Os ataques alcançaram o clímax em 18 de março de 1988. Nesse dia, o povoado de Halabja, próximo à fronteira com o Irã, foi atacado com gases químicos.

Calcula-se que só ali morreram 5.000 pessoas pelos efeitos químicos, até tal ponto que o nome de Halabja se transformou em símbolo das atrocidades do regime de Saddam.

Ali Hassan al-Majid, que foi promovido a ministro da Defesa no início dos anos 90 (o que alguns viram como "prêmio" por sua atuação em Al-Anfal), contara durante a campanha com plenos poderes concedidos pelo ditador, seu primo, e de fato agia como uma espécie de vice-rei no norte do país.

"Anfal" (que significa "manchas") é o nome de uma passagem do Alcorão que estabelece as leis da guerra no Islã e como os muçulmanos devem se comportar com os inimigos quando praticam a guerra santa.

Embora não se saiba por que Saddam escolheu este nome para descrever sua campanha contra os curdos, alguns analistas sugerem que ele simplesmente quis dar uma justificativa religiosa para os ataques.

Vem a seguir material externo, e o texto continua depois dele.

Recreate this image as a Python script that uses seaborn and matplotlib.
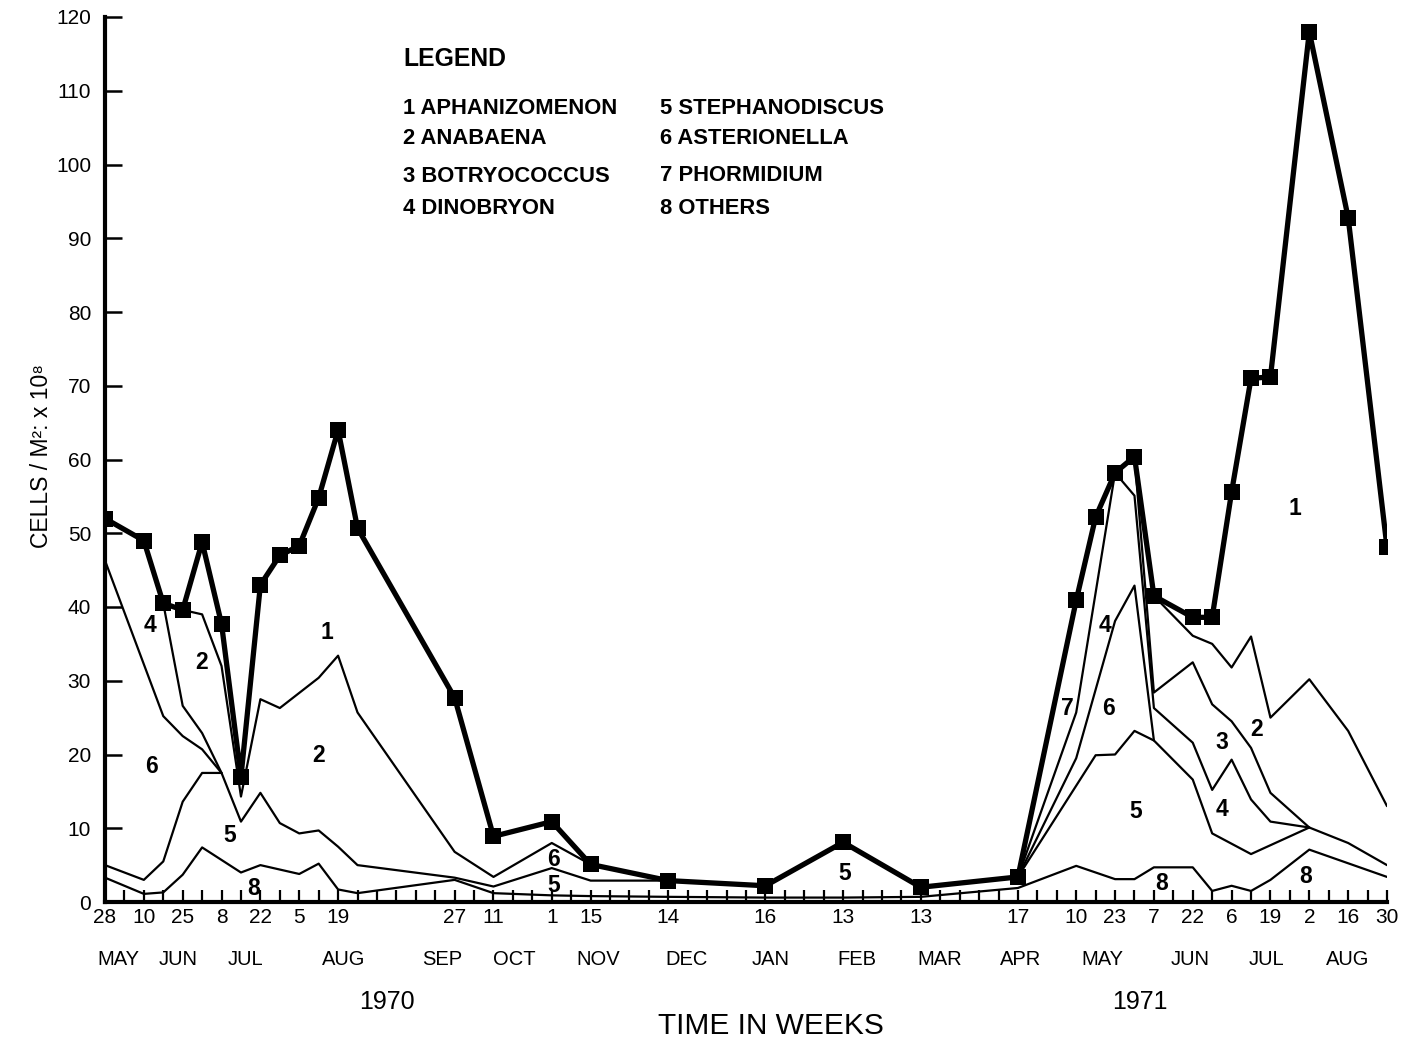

Saddam e os subordinados argumentaram então que foram obrigados a lançar essa campanha e usar todos os meios ao alcance para defender o país das tentativas do Irã - contra quem o Iraque esteve em guerra de 1980 a 1988 - de ocupar o norte do país através do território curdo.

A zona da campanha é o nordeste do Iraque, junto à fronteira iraniana, e os curdos são a população quase exclusiva de ambos os lados da fronteira.

Saddam disse que os famosos combatentes curdos não merecem o nome de "peshmergas" (que em curdo significa "mártires"), pois não são mais que simples terroristas e traidores do próprio país.

Paradoxo

Um dos principais derrotados na campanha "Al-Anfal" foi Jalal Talabani, que hoje é presidente do Iraque. As forças do Exército de Saddam esmagaram os "peshmergas" da União Patriótica do Curdistão que seguiam Talabani.

Saddam condenou Talabani à morte várias vezes por "alta traição" e por inúmeras tentativas de sublevar contra seu regime, e nunca usou seu poder de clemência para levantar essas penas.